Snehasish Kumar suggested to have a broader discussion since suffix may
impact some llvm functionality including:

  • when the symbol name changes
    clang backend e.g. -funiq-internal-linkage-name
    LLVM IR - function specialization
    ThinLTO promotion
    Backend - Propeller / FDO based function splitting
  • what do the suffixes imply (clones, modifications, parts etc)
    My opinion: these suffixes means signature change (ie. modifications).
  • how should debuggers and profiling tools treat the symbols
    My investigation: debuggers will try to find the func.
    if user uses ‘func’ in lldb.

Including my above opinion and investigation, It would be great
if llvm community can help answer above questions.

Note that llvm already has some suffixes, e.g. .specialized, .llvm.,
. (full LTO) etc.

Proposal 2

Another is to keep the origin function name but add additional information in the
final binary so tools can easily check whether function signature has changed or not.
In my opinion, dwarf is a good place to add such information since dwarf is already
the standard place to hold various debug and transformation information.

If adding suffixes are hard to llvm, then maybe we can add an attribute in dwarf
for a particular subprogram to indicate its signature has changed?

Some Old Discussions

[1] Function Signature Change Without Obvious Indication · Issue #104678 · llvm/llvm-project · GitHub
[2] [Transforms][IPO] Add func suffix in ArgumentPromotion and DeadArgume… by yonghong-song · Pull Request #105742 · llvm/llvm-project · GitHub
[3] [RFC][Transforms][IPO] Add func suffix in ArgumentPromotion and DeadArgumentElimination by yonghong-song · Pull Request #109899 · llvm/llvm-project · GitHub

I’d like to explore proposal 2. Proposal 1 doesn’t address the underlying issue - enabling BPF for functions with changed arguments; it just removes them from the picture. The user experience would be arbitrary: if they are unlucky to want to trace a function with such changes, tough luck. Release to release changes in either kernel, compiler, or both would also result in arbitrary changes to what is traceable[1]

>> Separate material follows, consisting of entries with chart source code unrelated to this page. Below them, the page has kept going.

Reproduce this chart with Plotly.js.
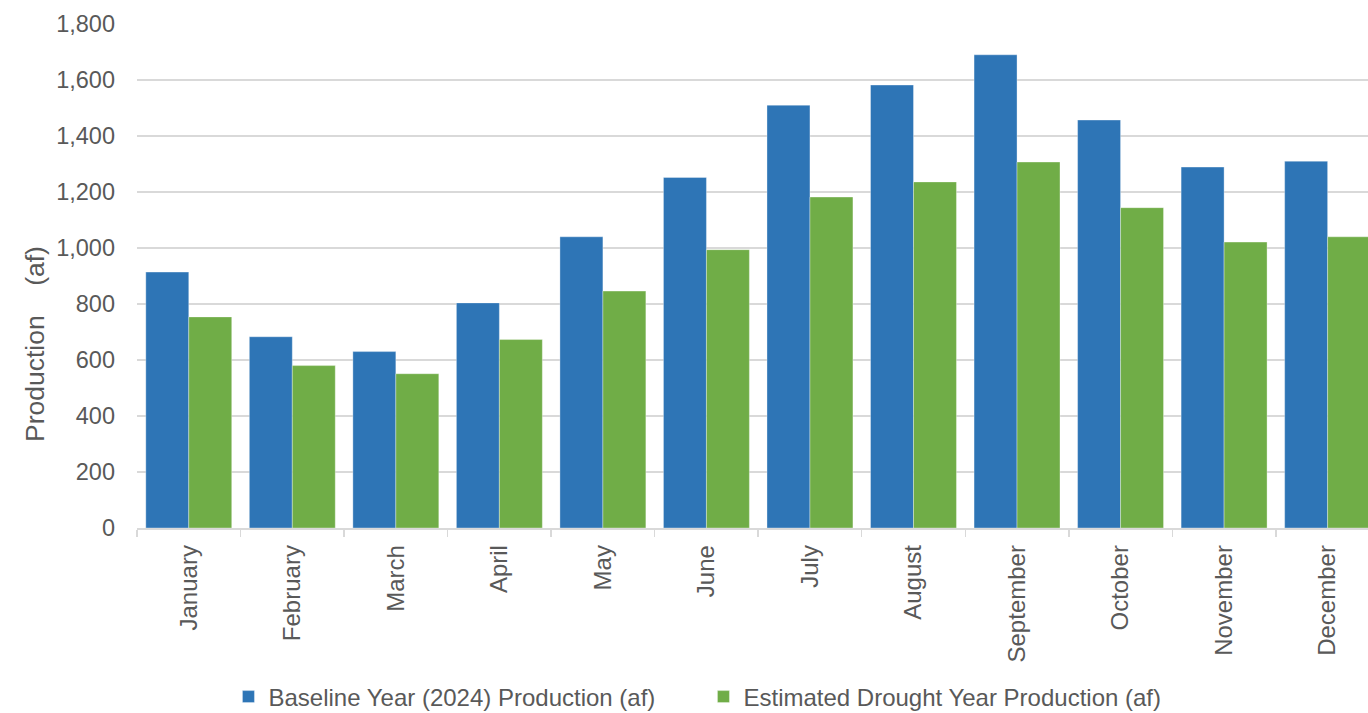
<!DOCTYPE html>
<html>
<head>
<meta charset="utf-8">
<script src="https://cdn.plot.ly/plotly-3.0.1.min.js"></script>
<style>html,body{margin:0;padding:0;background:#fff;}#chart{width:1368px;height:713px;}</style>
</head>
<body>
<div id="chart"></div>
<script>
const months = ["January","February","March","April","May","June","July","August","September","October","November","December"];
const baseline = [914, 683, 630, 804, 1040, 1252, 1510, 1582, 1690, 1457, 1289, 1310];
const drought = [754, 580, 551, 673, 846, 994, 1182, 1236, 1307, 1144, 1021, 1040];
const yTicks = [0, 200, 400, 600, 800, 1000, 1200, 1400, 1600, 1800];

const font = "Liberation Sans, Arial, sans-serif";
const txt = "#595959";

const traces = [
  {type: "bar", x: months, y: baseline, name: "Baseline Year (2024) Production (af)",
   marker: {color: "#2E75B6", line: {color: "rgba(255,255,255,0.45)", width: 0.75}}, hoverinfo: "x+y"},
  {type: "bar", x: months, y: drought, name: "Estimated Drought Year Production (af)",
   marker: {color: "#70AD47", line: {color: "rgba(255,255,255,0.45)", width: 0.75}}, hoverinfo: "x+y"}
];

const layout = {
  width: 1368, height: 713,
  margin: {l: 137, r: 0, t: 24, b: 185, pad: 0},
  paper_bgcolor: "#fff", plot_bgcolor: "#fff",
  font: {family: font, color: txt, size: 23},
  barmode: "group", bargap: 0.17, bargroupgap: 0,
  xaxis: {
    type: "category", range: [-0.5, 11.39],
    showline: true, linecolor: "#D9D9D9", linewidth: 1.5,
    ticks: "outside", tickson: "boundaries", ticklen: 7, tickcolor: "#D9D9D9", tickwidth: 1.5,
    tickangle: -90, tickfont: {size: 24, color: txt, family: font},
    showgrid: false, zeroline: false, ticklabelstandoff: 6
  },
  yaxis: {
    range: [0, 1800], tickvals: yTicks, tickformat: ",d",
    gridcolor: "#D9D9D9", gridwidth: 1.5, zeroline: false, showline: false,
    ticks: "", tickfont: {size: 23.5, color: txt, family: font}, ticklabelstandoff: 21
  },
  showlegend: true,
  legend: {
    orientation: "h", xref: "container", yref: "container",
    x: 0.167, xanchor: "left", y: 16/713, yanchor: "middle",
    font: {size: 24, color: txt, family: font},
    entrywidth: 430, traceorder: "normal"
  },
  annotations: [{
    text: "Production\u00A0\u00A0\u00A0\u00A0(af)", textangle: -90,
    xref: "paper", yref: "paper", x: (35 - 137) / 1231, y: (528 - 344) / 504,
    xanchor: "center", yanchor: "middle", showarrow: false,
    font: {size: 26.5, color: txt, family: font}
  }]
};

Plotly.newPlot("chart", traces, layout, {displayModeBar: false, staticPlot: true});
</script>
</body>
</html>
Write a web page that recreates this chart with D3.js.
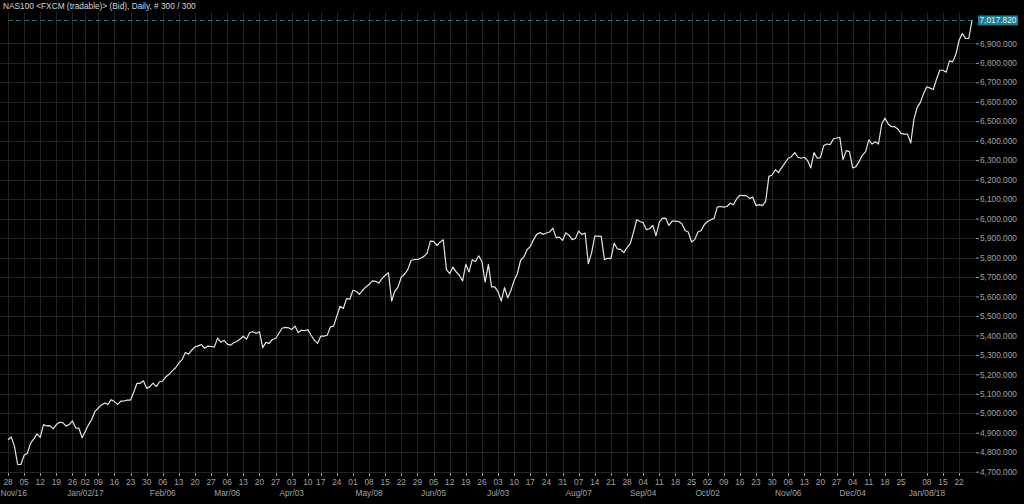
<!DOCTYPE html>
<html><head><meta charset="utf-8">
<script src="https://cdn.jsdelivr.net/npm/d3@7"></script>
<style>html,body{margin:0;padding:0;background:#000;overflow:hidden}svg{display:block}</style>
</head><body><svg id="c" width="1024" height="504"></svg>
<script>
const title = "NAS100 <FXCM (tradable)> (Bid), Daily, # 300 / 300";
const firstDay = "2016-11-28";
const lastDay = "2018-01-26";
const holidays = ["2016-12-26","2017-01-02","2017-04-14","2017-12-25","2018-01-01"];
const closes = [
4864,4879,4830,4737,4737,4784,4795,4847,4869,4894,
4876,4942,4935,4937,4920,4942,4954,4952,4934,4942,
4961,4925,4923,4874,4908,4942,4969,5010,5027,5043,
5053,5046,5070,5060,5046,5062,5063,5068,5068,5108,
5154,5154,5167,5128,5137,5155,5137,5162,5166,5188,
5201,5219,5234,5259,5276,5312,5304,5324,5341,5346,
5353,5334,5345,5343,5340,5386,5365,5374,5355,5350,
5362,5369,5382,5396,5381,5415,
5419,5410,5419,5337,5364,5359,5379,5384,5410,5437,
5441,5439,5430,5448,5415,5427,5424,5430,5401,5376,
5359,5396,5396,5401,5444,5448,5500,5550,5538,5589,
5586,5632,5627,5611,5632,5649,5661,5680,5678,5669,
5692,5709,5722,5577,5628,5649,5700,5714,5738,5785,
5790,5790,5796,5806,5823,5884,5883,5862,5879,5891,
5738,5717,5751,5726,5709,5680,5765,5726,5789,5780,
5809,5780,5673,5765,5649,5649,
5624,5576,5646,5593,5632,5683,5718,5786,
5803,5840,5857,5892,5919,5929,5919,5926,5931,5951,
5902,5905,5888,5927,5915,5892,5898,5936,5919,5926,
5769,5823,5910,5910,5909,5789,5796,5794,5874,5844,
5842,5825,5851,5871,5929,5994,5985,5979,5943,5948,
5965,5912,5982,6001,6002,5965,5987,5987,5985,5973,
5939,5931,5880,5892,5931,5939,5970,5985,5994,6001,
6059,6062,6059,6062,6079,6071,6101,6120,
6118,6118,
6104,6110,6067,6072,6067,6089,6217,6224,6251,6236,
6263,6286,6310,6318,6339,6315,6310,6315,6298,6260,
6339,6310,6313,6375,6383,6380,6409,6414,6417,6303,
6349,6344,6260,6267,6294,6325,6344,6404,6383,6395,
6383,6486,6516,6486,6472,6472,6460,6438,6434,6434,
6388,6511,6571,6597,6643,6677,6670,6663,6716,6762,
6762,6752,6810,6805,6844,6916,6950,6926,6925,7017.82
];
const yTickValues = [4700,4800,4900,5000,5100,5200,5300,5400,5500,5600,5700,5800,5900,6000,6100,6200,6300,6400,6500,6600,6700,6800,6900];
const hiddenWeekTicks = ["2018-01-01"];
const monthLabelWeeks = ["2016-11-28","2017-01-02","2017-02-06","2017-03-06","2017-04-03","2017-05-08","2017-06-05","2017-07-03","2017-08-07","2017-09-04","2017-10-02","2017-11-06","2017-12-04","2018-01-08"];
const monthLabels = ["Nov/16","Jan/02/17","Feb/06","Mar/06","Apr/03","May/08","Jun/05","Jul/03","Aug/07","Sep/04","Oct/02","Nov/06","Dec/04","Jan/08/18"];

const fmtDay = d3.timeFormat("%Y-%m-%d");
const parse = d3.timeParse("%Y-%m-%d");
// trading days (calendar)
const dates = d3.timeDay.range(parse(firstDay), d3.timeDay.offset(parse(lastDay), 1))
  .filter(d => d.getDay() !== 0 && d.getDay() !== 6 && !holidays.includes(fmtDay(d)))
  .map(fmtDay);
const data = dates.map((d, i) => ({date: d, value: closes[i]}));

const svg = d3.select("#c");
const W = 1024, H = 504;
svg.append("rect").attr("width", W).attr("height", H).attr("fill", "#000");

const x = d3.scalePoint().domain(dates).range([8, 972]);
const y = d3.scaleLinear().domain([4700, 7000]).range([471.7, 23.9]);
const font = "Liberation Sans, Arial, sans-serif";
const gridColor = "#232323";
const plotTop = 12, plotBottom = 472, plotRight = 976;

// weekly ticks: first trading day of each week, labelled with monday
const weekTicks = [];
dates.forEach(d => {
  const mon = fmtDay(d3.timeMonday.floor(parse(d)));
  if (!weekTicks.length || weekTicks[weekTicks.length - 1].monday !== mon) {
    weekTicks.push({monday: mon, date: d, label: d3.timeFormat("%d")(parse(mon))});
  }
});
const shownWeeks = weekTicks.filter(t => !hiddenWeekTicks.includes(t.monday));

const g = svg.append("g");
// vertical grid
g.selectAll("line.vg").data(shownWeeks).join("line")
  .attr("x1", d => Math.round(x(d.date)) + 0.5).attr("x2", d => Math.round(x(d.date)) + 0.5)
  .attr("y1", plotTop).attr("y2", plotBottom)
  .attr("stroke", gridColor).attr("stroke-width", 1);
// horizontal grid
g.selectAll("line.hg").data(yTickValues).join("line")
  .attr("x1", 0).attr("x2", plotRight)
  .attr("y1", d => Math.round(y(d)) + 0.5).attr("y2", d => Math.round(y(d)) + 0.5)
  .attr("stroke", gridColor).attr("stroke-width", 1);

// x axis tick marks and labels
g.selectAll("line.xt").data(shownWeeks).join("line")
  .attr("x1", d => Math.round(x(d.date)) + 0.5).attr("x2", d => Math.round(x(d.date)) + 0.5)
  .attr("y1", 473).attr("y2", 476).attr("stroke", "#9a9a9a");
g.selectAll("text.xl").data(shownWeeks).join("text")
  .attr("x", d => x(d.date)).attr("y", 484.5)
  .attr("text-anchor", "middle").attr("fill", "#a0a0a0")
  .attr("font-family", font).attr("font-size", "8.3px")
  .text(d => d.label);

const weekByMonday = new Map(weekTicks.map(t => [t.monday, t.date]));
const ml = g.selectAll("text.ml").data(monthLabelWeeks).join("text")
  .attr("y", 496).attr("fill", "#a0a0a0")
  .attr("font-family", font).attr("font-size", "8.3px")
  .text((d, i) => monthLabels[i]);
ml.each(function(d) {
  const w = this.getComputedTextLength();
  const cx = x(weekByMonday.get(d));
  d3.select(this).attr("x", Math.max(0.5, cx - w / 2));
});

// y axis
const yAxis = d3.axisRight(y).tickValues(yTickValues).tickSize(3).tickPadding(1)
  .tickFormat(d3.format(",.3f"));
const ya = svg.append("g").attr("transform", `translate(${plotRight},0)`).call(yAxis);
ya.select(".domain").remove();
ya.selectAll(".tick line").attr("stroke", "#9a9a9a");
ya.selectAll(".tick text").attr("fill", "#a0a0a0").attr("font-family", font).attr("font-size", "8.3px");

// last value dashed line
const last = data[data.length - 1];
svg.append("line")
  .attr("x1", 8).attr("x2", plotRight)
  .attr("y1", Math.round(y(last.value)) + 0.5).attr("y2", Math.round(y(last.value)) + 0.5)
  .attr("stroke", "#1d6e7e").attr("stroke-dasharray", "5,3").attr("stroke-width", 1);

// price line
const line = d3.line().x(d => x(d.date)).y(d => y(d.value));
svg.append("path").datum(data)
  .attr("d", line).attr("fill", "none")
  .attr("stroke", "#e4e4e4").attr("stroke-width", 1.2).attr("stroke-linejoin", "round");

// last value box
const lbl = d3.format(",.3f")(last.value);
const bx = svg.append("g");
const bt = bx.append("text").attr("x", 979.5).attr("y", y(last.value) + 3)
  .attr("fill", "#e8f4f6").attr("font-family", font).attr("font-size", "8.3px").text(lbl);
const bw = bt.node().getComputedTextLength();
bx.insert("rect", "text").attr("x", 978).attr("y", y(last.value) - 5)
  .attr("width", bw + 3).attr("height", 10).attr("fill", "#1a7d90");

// title
svg.append("text").attr("x", 3).attr("y", 9)
  .attr("fill", "#d6d6d6").attr("font-family", font).attr("font-size", "8.3px")
  .text(title);
</script></body></html>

I was curious here if compiling the kernel with those certain passes disabled was an option. I think I understand the kernel deployment scenario you describe, and I want to dig a bit deeper on some details. Specifically, even if today the suffixing patch were to land, for the feature to actually have value, various distros would need to be rebuilt and redeployed to users. I assume the way the distros are rebuilt could involve custom compilation flags, correct? I.e. is there any reason proposal 1 needs to be enabled by default? Also, technically, “different compilation flags” could mean “disable arg promo / dead arg elim” (not pushing for that, just trying to understand what’s missing in this picture). In a sense, though, disabling those passes would give good user experience - any function would be traceable, no arbitrary surprises. Would there be any other negatives?

But excluding having a -fdo-not-change-args hypothetical flag, and going back to the initial 2 alternatives; since there is a gap between right now and when the feature would actually make a difference to users, how off the table would be making changes to BPF infra? What I have in mind is: why not do proposal 2, but in stages:

  • stage 1: have argument-changing passes add function-level metadata (maybe start with it being a bool: args_changed) and create a section in AsmPrinter (or mark in dwarf, like you suggested). Couple this change with the change in BPF to check for that info.
  • stage 2: change the function-level metadata to capture the new signature, propagate that through the final binary; couple with change in BPF to make that new signature available to users.

Stage 1 should be very easy to do in LLVM, and should be relatively easy, I speculate, to do in BPF - it’s just a binary decision, doing the same thing the name change would’ve. Stage 2 is more involved, clearly.

This does require users pick a new BPF drop (or whatever the delivery mechanism is) - this, besides a rebuild of the kernel, but, like I was saying earlier, that’s a sunk cost in all cases.

wdyt?

[1] I don’t know what / how gcc addresses these, but perhaps that’s not as important as this being an opportunity, I think, to do better by the user.

Thanks @mtrofin. I am trying to answer your questions in the above:

First, for distro building kernel. Typically they will use the default compilation flag in the kernel, but distro can certainly add more flags as they wish. But I worried that disabling particular optimization in kernel build will get some resistance from distro and this may actually hurt performance.

Currently, what we want first is to get a clear signal that func signature has changed. A lot of bpf tracing is happened on a host with a particular kernel, e.g. bpftrace (GitHub - bpftrace/bpftrace: High-level tracing language for Linux) and bcc (GitHub - iovisor/bcc: BCC - Tools for BPF-based Linux IO analysis, networking, monitoring, and more). if the tool knows a signature change, it can signal to the users and then user can inspect dwarf/asm etc. to find more. Although I prefer suffix which will give a clear signal, but dwarf info is okay too. So I agree with your 2-stage proposal.

For ‘stage 1’, if in dwarf, we have an attribute ‘args_changed’ where ‘args_changed = true’ means signature changed. This should be enough for bpf related tools to find out and signal to the user.

Yes ‘stage 2’ to actually capture new signature and encode it in eventual binary (dwarf preferred), it will be more good.

I still not fully understand what are issues for suffix scheme, looks like gcc is using them and fine. Any concrete blockers?

You listed various “issues” in the first post. While we can teach some tools about the suffixes, there will always be users and external tools that we are now confusing. So it always has a cost.
That said, the suffix is a boolean flag and it will never be more than that. Why settle for this, assuming the end goal is to encode the signature (under some conditions)?

The suffix approach is just to make signature change more visible. But I understand upstream concerns and suffix won’t solve the end goal. Yes, the end goal is indeed to encode signature (in all possible cases) and encoding could be in dwarf. I will proceed with that.